When Associate Professor Joseph Devietti was an undergrad in the Department of Computer and Information Science almost 20 years ago, the pace and scale of the department was drastically different.
“Everything has just gotten so professionalized and competitive. Computing has kind of exploded, across campus,” said Devietti. “Things like the second major from the college is really exciting. To be able to give people other ways into computer science, without having to be an engineer and take physics. Follow that kind of rigid path.”
Now the coding aficionado has come full circle as he takes on the role of CIS Undergrad Chair.
“I think the undergrads that we have at Penn, even back when I was here a long time ago, were really strong,” said Devietti. “I’m glad I don’t have to compete with the undergrads that are here now.”
After majoring in both English and Computer and Information Science at Penn, Professor Devietti went on to get both his Master’s and his Ph.D. in Computer Science and Engineering at the University of Washington.

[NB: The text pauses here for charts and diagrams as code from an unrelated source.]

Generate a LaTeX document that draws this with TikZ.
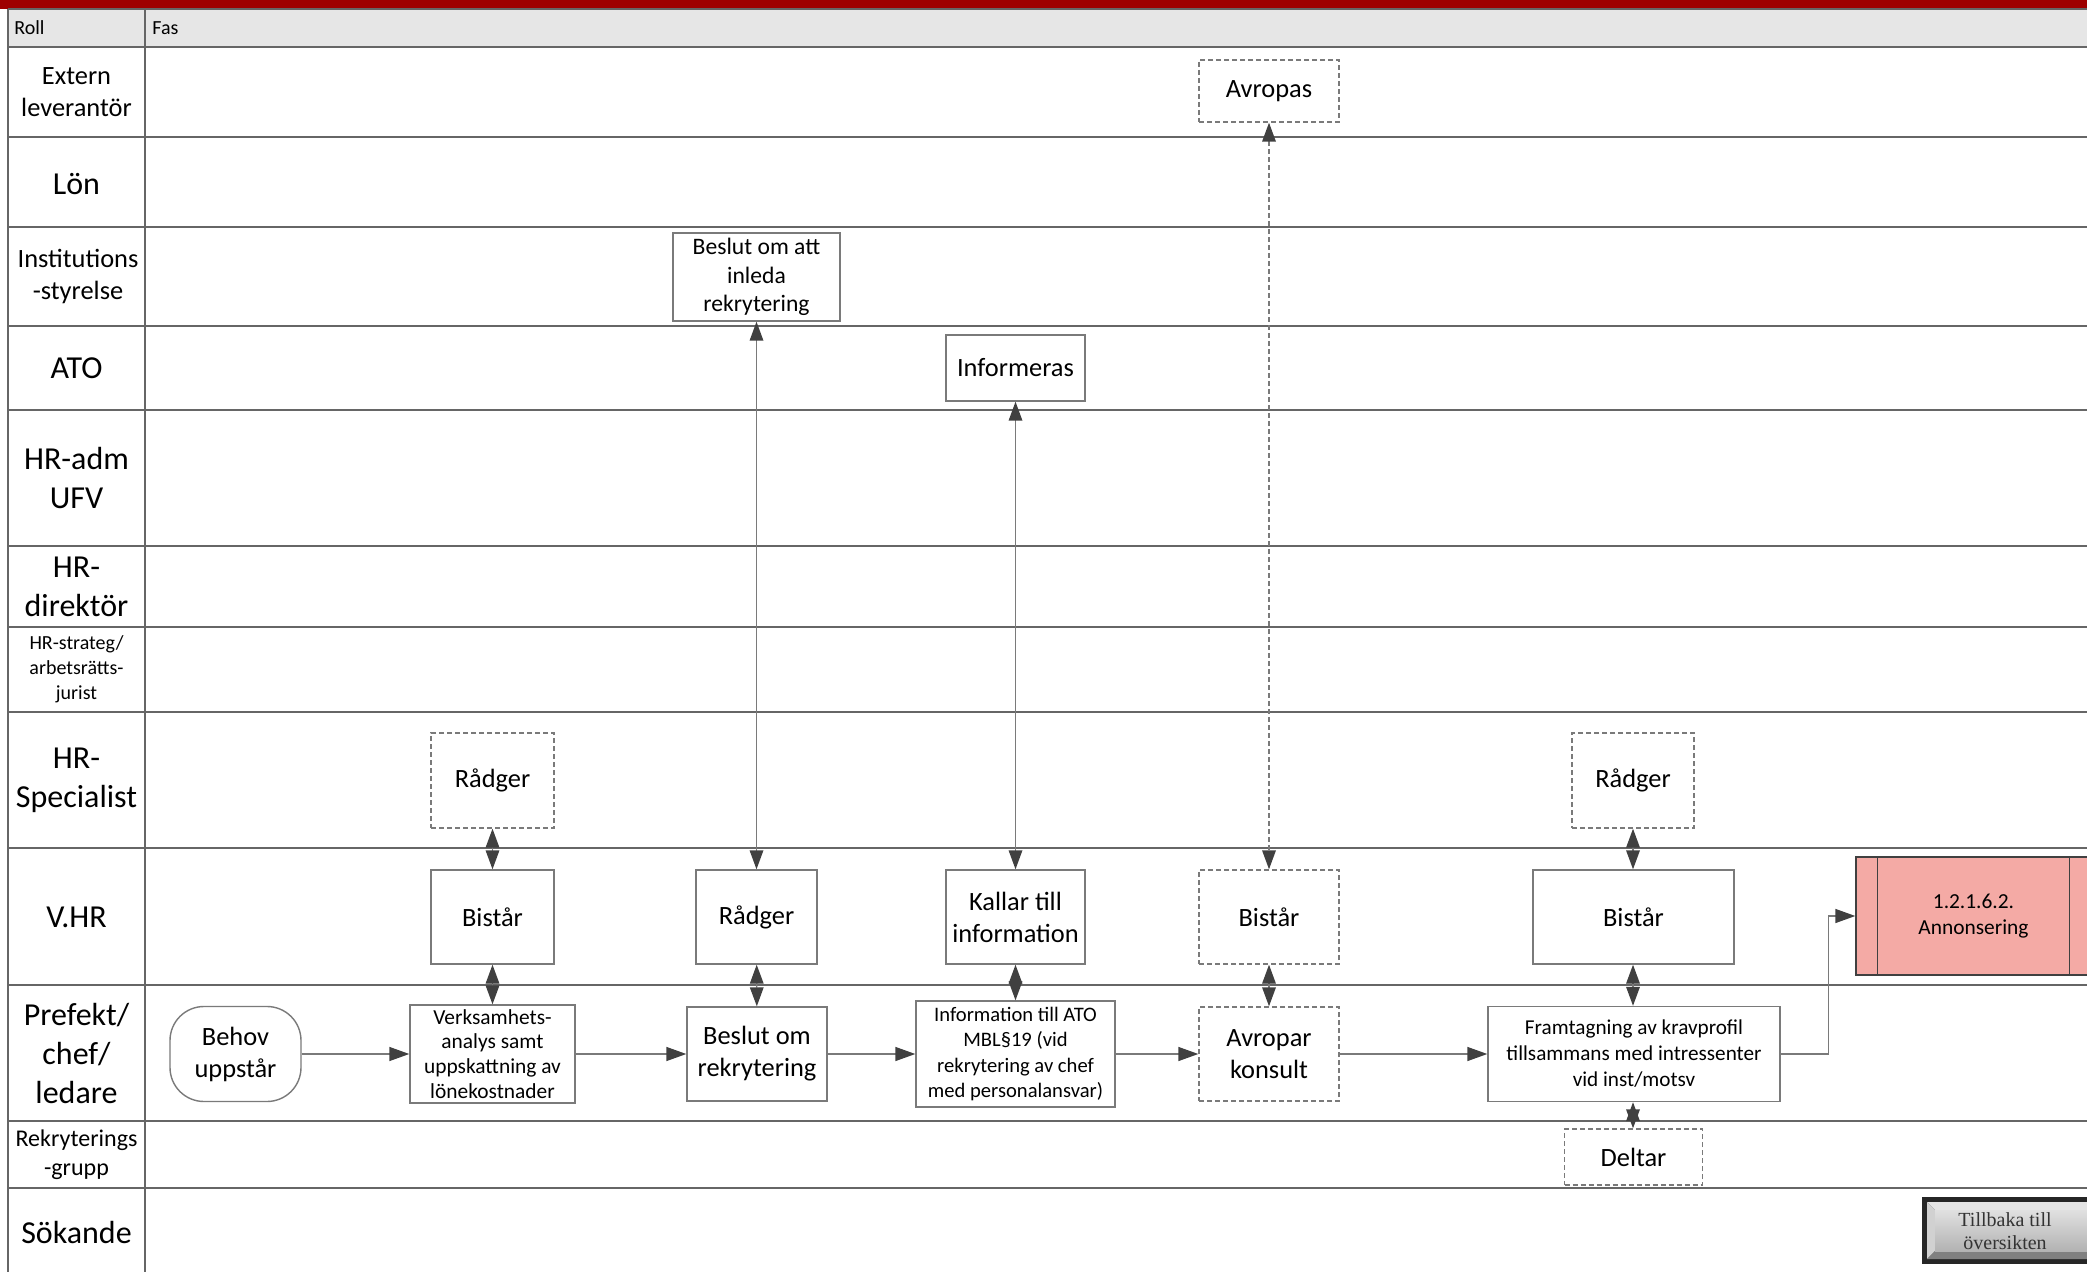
\documentclass[tikz,border=0pt]{standalone}
\usepackage{fontspec}
\setmainfont{Carlito}
\newfontfamily\btnfont{Liberation Serif}
\usetikzlibrary{arrows.meta}
\definecolor{redbar}{HTML}{9E0000}
\definecolor{hdr}{HTML}{E6E6E6}
\definecolor{lane}{HTML}{666666}
\definecolor{boxgray}{HTML}{7A7A7A}
\definecolor{arr}{HTML}{404040}
\definecolor{pinkfill}{HTML}{F4AAA5}
\tikzset{
  lanesep/.style={draw=lane, line width=1pt},
  rolebig/.style={align=center, inner sep=0pt, font=\fontsize{16}{19.5}\selectfont},
  rolemid/.style={align=center, inner sep=0pt, font=\fontsize{13.2}{16}\selectfont},
  rolerek/.style={align=center, inner sep=0pt, font=\fontsize{12}{14.5}\selectfont},
  rolesmall/.style={align=center, inner sep=0pt, font=\fontsize{10}{12.6}\selectfont},
  hdrtext/.style={anchor=west, inner sep=0pt, font=\fontsize{10}{12}\selectfont},
  box/.style={draw=boxgray, line width=0.7pt, fill=white, align=center, inner sep=0pt,
    font=\fontsize{13.2}{16}\selectfont},
  dbox/.style={box, dash pattern=on 2.5pt off 1.5pt},
  flow/.style={draw=boxgray, line width=0.7pt, -{Triangle[length=10pt,width=7pt,color=arr]}},
  dbl/.style={draw=boxgray, line width=0.7pt,
    {Triangle[length=9.5pt,width=6.8pt,color=arr]}-{Triangle[length=9.5pt,width=6.8pt,color=arr]}},
  dbldash/.style={dbl, dash pattern=on 2.5pt off 1.5pt}
}
\begin{document}
\begin{tikzpicture}[x=0.5pt,y=-0.5pt]
\useasboundingbox (0,0) rectangle (2087,1272);
\clip (0,0) rectangle (2087,1272);
% header
\fill[redbar] (0,0) rectangle (2087,9);
\fill[hdr] (8,9) rectangle (2087,47);
\foreach \yy in {9,47,137,227,326,410,546,627,712,848,985,1121,1188}
  \draw[lanesep] (8,\yy) -- (2087,\yy);
\draw[lanesep] (8,9) -- (8,1272);
\draw[lanesep] (145,9) -- (145,1272);
\node[hdrtext] (roll) at (14,28) {Roll};
\node[hdrtext] (fas) at (152,28) {Fas};
% role labels
\node[rolemid] (r1) at (76.5,92) {Extern\\leverantör};
\node[rolebig] (r2) at (76.5,184) {Lön};
\node[rolemid] (r3) at (78,276.5) {Institutions\\-styrelse};
\node[rolebig] (r4) at (76.5,368) {ATO};
\node[rolebig] (r5) at (76.5,478) {HR-adm\\UFV};
\node[rolebig] (r6) at (76.5,587) {HR-\\direktör};
\node[rolesmall] (r7) at (76.5,669.5) {HR-strateg/\\arbetsrätts-\\jurist};
\node[rolebig] (r8) at (76.5,780) {HR-\\Specialist};
\node[rolebig] (r9) at (76.5,917) {V.HR};
\node[rolebig] (r10) at (76.5,1053) {Prefekt/\\chef/\\ledare};
\node[rolerek] (r11) at (76.5,1155) {Rekryterings\\-grupp};
\node[rolebig] (r12) at (76.5,1232) {Sökande};
% upper nodes
\node[dbox, minimum width=70pt, minimum height=31pt] (avropas) at (1269,91) {Avropas};
\node[box, minimum width=83.5pt, minimum height=44pt, font=\fontsize{11.8}{14.3}\selectfont] (besinl) at (756.5,277) {Beslut om att\\inleda\\rekrytering};
\node[box, minimum width=69.5pt, minimum height=33pt] (informeras) at (1015.5,368) {Informeras};
% HR-specialist
\node[dbox, minimum width=61.5pt, minimum height=47.5pt] (rad1) at (492.5,780.5) {Rådger};
\node[dbox, minimum width=61pt, minimum height=47.5pt] (rad2) at (1633,780.5) {Rådger};
% V.HR
\node[box, minimum width=61.5pt, minimum height=47pt] (bis1) at (492.5,917) {Bistår};
\node[box, minimum width=60.5pt, minimum height=47pt] (radv) at (756.5,917) {Rådger};
\node[box, minimum width=69.5pt, minimum height=47pt] (kallar) at (1015.5,917) {Kallar till\\information};
\node[dbox, minimum width=70pt, minimum height=47pt] (bisd) at (1269,917) {Bistår};
\node[box, minimum width=100.5pt, minimum height=47pt] (bis2) at (1633.5,917) {Bistår};
\node[box, draw=arr, fill=pinkfill, minimum width=117.5pt, minimum height=59pt,
  font=\fontsize{10.7}{13.3}\selectfont] (ann) at (1973.5,916) {1.2.1.6.2.\\Annonsering};
\draw[arr, line width=0.6pt] ([xshift=11pt]ann.north west) -- ([xshift=11pt]ann.south west);
\draw[arr, line width=0.6pt] ([xshift=-11pt]ann.north east) -- ([xshift=-11pt]ann.south east);
% Prefekt row
\node[box, rounded corners=17pt, minimum width=65.5pt, minimum height=47.5pt] (behov) at (235.5,1054) {Behov\\uppstår};
\node[box, minimum width=82.5pt, minimum height=49pt, font=\fontsize{10.7}{12.4}\selectfont] (verks) at (492.5,1054) {Verksamhets-\\analys samt\\uppskattning av\\lönekostnader};
\node[box, minimum width=70pt, minimum height=47pt] (beslut) at (757,1054) {Beslut om\\rekrytering};
\node[box, minimum width=99.5pt, minimum height=53pt, font=\fontsize{10.3}{12.6}\selectfont] (info) at (1015.5,1054) {Information till ATO\\MBL§19 (vid\\rekrytering av chef\\med personalansvar)};
\node[dbox, minimum width=70pt, minimum height=47pt] (avropar) at (1269,1054) {Avropar\\konsult};
\node[box, minimum width=146pt, minimum height=47.5pt, font=\fontsize{10.6}{13}\selectfont] (fram) at (1634,1054) {Framtagning av kravprofil\\tillsammans med intressenter\\vid inst/motsv};
% Rekryteringsgrupp
\node[dbox, minimum width=69pt, minimum height=28pt] (deltar) at (1633.5,1157) {Deltar};
% flow arrows
\draw[flow] (behov) -- (verks);
\draw[flow] (verks) -- (beslut);
\draw[flow] (beslut) -- (info);
\draw[flow] (info) -- (avropar);
\draw[flow] (avropar) -- (fram);
\draw[flow] (fram.east) -- ++(48,0) |- (ann.west);
% short double arrows
\draw[dbl] (rad1) -- (bis1);
\draw[dbl] (bis1) -- (verks);
\draw[dbl] (radv) -- (beslut);
\draw[dbl] (kallar) -- (info);
\draw[dbl] (bisd) -- (avropar);
\draw[dbl] (rad2.south) -- (bis2.north -| rad2.south);
\draw[dbl] (bis2.south -| rad2.south) -- (fram.north -| rad2.south);
\draw[dbl] (fram.south -| rad2.south) -- (deltar.north -| rad2.south);
% long arrows
\draw[dbl] (besinl) -- (radv);
\draw[dbl] (informeras) -- (kallar);
\draw[dbldash] (avropas) -- (bisd);
% button
\fill[black!85] (1922,1197) rectangle (2100,1264);
\fill[black!10] (1927,1202) -- (2096,1202) -- (2088,1210) -- (1935,1210) -- cycle;
\fill[black!18] (1927,1202) -- (1935,1210) -- (1935,1251) -- (1927,1259) -- cycle;
\fill[black!50] (1927,1259) -- (1935,1251) -- (2088,1251) -- (2096,1259) -- cycle;
\fill[black!40] (2096,1202) -- (2088,1210) -- (2088,1251) -- (2096,1259) -- cycle;
\shade[top color=black!12, bottom color=black!30] (1935,1210) rectangle (2088,1251);
\node[align=center, inner sep=0pt, text=black!80, font=\btnfont\fontsize{10}{11.5}\selectfont] (back) at (2005,1231) {Tillbaka till\\översikten};
\end{tikzpicture}
\end{document}
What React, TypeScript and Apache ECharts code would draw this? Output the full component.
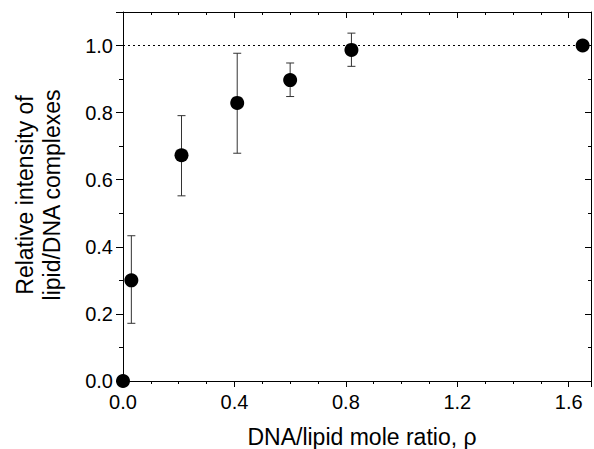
import React, { useEffect, useRef } from "react";
import * as echarts from "echarts";

const xValues = [0, 0.03, 0.21, 0.41, 0.6, 0.82, 1.65];
const yValues = [0, 0.30, 0.673, 0.829, 0.897, 0.987, 1.0];
const errLow = [null, 0.172, 0.552, 0.679, 0.848, 0.938, null];
const errHigh = [null, 0.433, 0.791, 0.977, 0.948, 1.037, null];
const xTitle = "DNA/lipid mole ratio, ρ";
const yTitleLines = ["Relative intensity of", "lipid/DNA complexes"];
const refLevel = 1.0;

const FONT = "'Liberation Sans', Arial, sans-serif";

export default function App() {
  const ref = useRef<HTMLDivElement>(null);
  useEffect(() => {
    if (!ref.current) return;
    const chart = echarts.init(ref.current, null, { renderer: "svg" });
    const points = xValues.map((x, i) => [x, yValues[i]]);
    const bars = xValues
      .map((x, i) => [x, errLow[i], errHigh[i]])
      .filter((d) => d[1] !== null);
    const axisCommon = {
      axisLine: { show: true, onZero: false, lineStyle: { color: "#000", width: 1 } },
      splitLine: { show: false },
    };
    const titleStyle = {
      fontSize: 23,
      fontFamily: FONT,
      fill: "#000",
      align: "center",
      verticalAlign: "middle",
    };
    chart.setOption({
      animation: false,
      grid: { left: 123, top: 12, right: 0, bottom: 68 },
      xAxis: [
        {
          type: "value",
          min: 0,
          max: 1.68,
          interval: 0.4,
          ...axisCommon,
          axisTick: { show: true, inside: false, length: 6, lineStyle: { color: "#000" } },
          minorTick: { show: true, splitNumber: 4, length: 3, lineStyle: { color: "#000" } },
          axisLabel: {
            color: "#000",
            fontSize: 20,
            fontFamily: FONT,
            margin: 11,
            formatter: (v: number) => (v > 1.65 ? "" : v.toFixed(1)),
          },
        },
        {
          type: "value",
          position: "top",
          min: 0,
          max: 1.68,
          interval: 0.4,
          ...axisCommon,
          axisTick: { show: true, inside: true, length: 6, lineStyle: { color: "#000" } },
          minorTick: { show: true, splitNumber: 4, length: 3, lineStyle: { color: "#000" } },
          axisLabel: { show: false },
        },
      ],
      yAxis: [
        {
          type: "value",
          min: 0,
          max: 1.1,
          interval: 0.2,
          ...axisCommon,
          axisTick: { show: true, inside: false, length: 7, lineStyle: { color: "#000" } },
          minorTick: { show: true, splitNumber: 2, length: 4, lineStyle: { color: "#000" } },
          axisLabel: {
            color: "#000",
            fontSize: 20,
            fontFamily: FONT,
            margin: 10,
            formatter: (v: number) => (v > 1.05 ? "" : v.toFixed(1)),
          },
        },
        {
          type: "value",
          position: "right",
          min: 0,
          max: 1.1,
          interval: 0.2,
          ...axisCommon,
          axisTick: { show: true, inside: true, length: 6, lineStyle: { color: "#000" } },
          minorTick: { show: true, splitNumber: 2, length: 3, lineStyle: { color: "#000" } },
          axisLabel: { show: false },
        },
      ],
      graphic: [
        {
          type: "text",
          x: 362,
          y: 437,
          style: { text: xTitle, ...titleStyle },
        },
        {
          type: "text",
          x: 25,
          y: 195,
          rotation: Math.PI / 2,
          style: { text: yTitleLines[0], ...titleStyle },
        },
        {
          type: "text",
          x: 52,
          y: 195,
          rotation: Math.PI / 2,
          style: { text: yTitleLines[1], ...titleStyle },
        },
      ],
      series: [
        {
          type: "custom",
          xAxisIndex: 0,
          yAxisIndex: 0,
          data: bars,
          clip: false,
          renderItem: (params: any, api: any) => {
            const x = api.value(0);
            const lo = api.coord([x, api.value(1)]);
            const hi = api.coord([x, api.value(2)]);
            const cap = 4;
            const style = { stroke: "#333", lineWidth: 1 };
            return {
              type: "group",
              children: [
                { type: "line", shape: { x1: lo[0], y1: lo[1], x2: hi[0], y2: hi[1] }, style },
                { type: "line", shape: { x1: lo[0] - cap, y1: lo[1], x2: lo[0] + cap, y2: lo[1] }, style },
                { type: "line", shape: { x1: hi[0] - cap, y1: hi[1], x2: hi[0] + cap, y2: hi[1] }, style },
              ],
            };
          },
          z: 2,
        },
        {
          type: "scatter",
          xAxisIndex: 0,
          yAxisIndex: 0,
          data: points,
          symbol: "circle",
          symbolSize: 14,
          clip: false,
          itemStyle: { color: "#000", opacity: 1 },
          z: 3,
          markLine: {
            silent: true,
            symbol: "none",
            label: { show: false },
            lineStyle: { color: "#000", type: [2, 3], width: 1 },
            data: [{ yAxis: refLevel }],
          },
        },
      ],
    });
    return () => chart.dispose();
  }, []);
  return <div ref={ref} style={{ width: 594, height: 449, position: "absolute", left: 0, top: 0 }} />;
}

With a slew of honors, awards and publications under his belt, CIS Department Chair Zack Ives also notes he is “renowned for his research in using both hardware and software techniques to simplify multiprocessor programming, [and] has also been a successful entrepreneur and an amazing mentor to many undergraduate, Master’s, and PhD students.”
Professor Andreas Haeberlen, whose shoes Professor Devietti will be stepping into, did wonders while serving as chair.
“One of the things I found inspiring about what Andreas had done in his time as undergrad chair was that he had helped a lot with kind of smoothing out these internal business processes,” said Devietti.
In addition to digitizing many paper processes, Professor Ives says Haeberlen also “led curriculum reform across our multiple degree programs [and] personally developed important infrastructure, including the waitlist system that allows us to manage student demand in a fair way.”
With returning to campus and the subsequent readjustment as a top priority, and the nearly 1,000 undergrad students currently enrolled in CIS, Professor Devietti believes the key lies in continuing to focus on efficiency.
“We need to try to streamline things as much as possible,” said Devietti. “I’ve been talking with the advising staff. There are other kinds of opportunities to just help things work more smoothly.”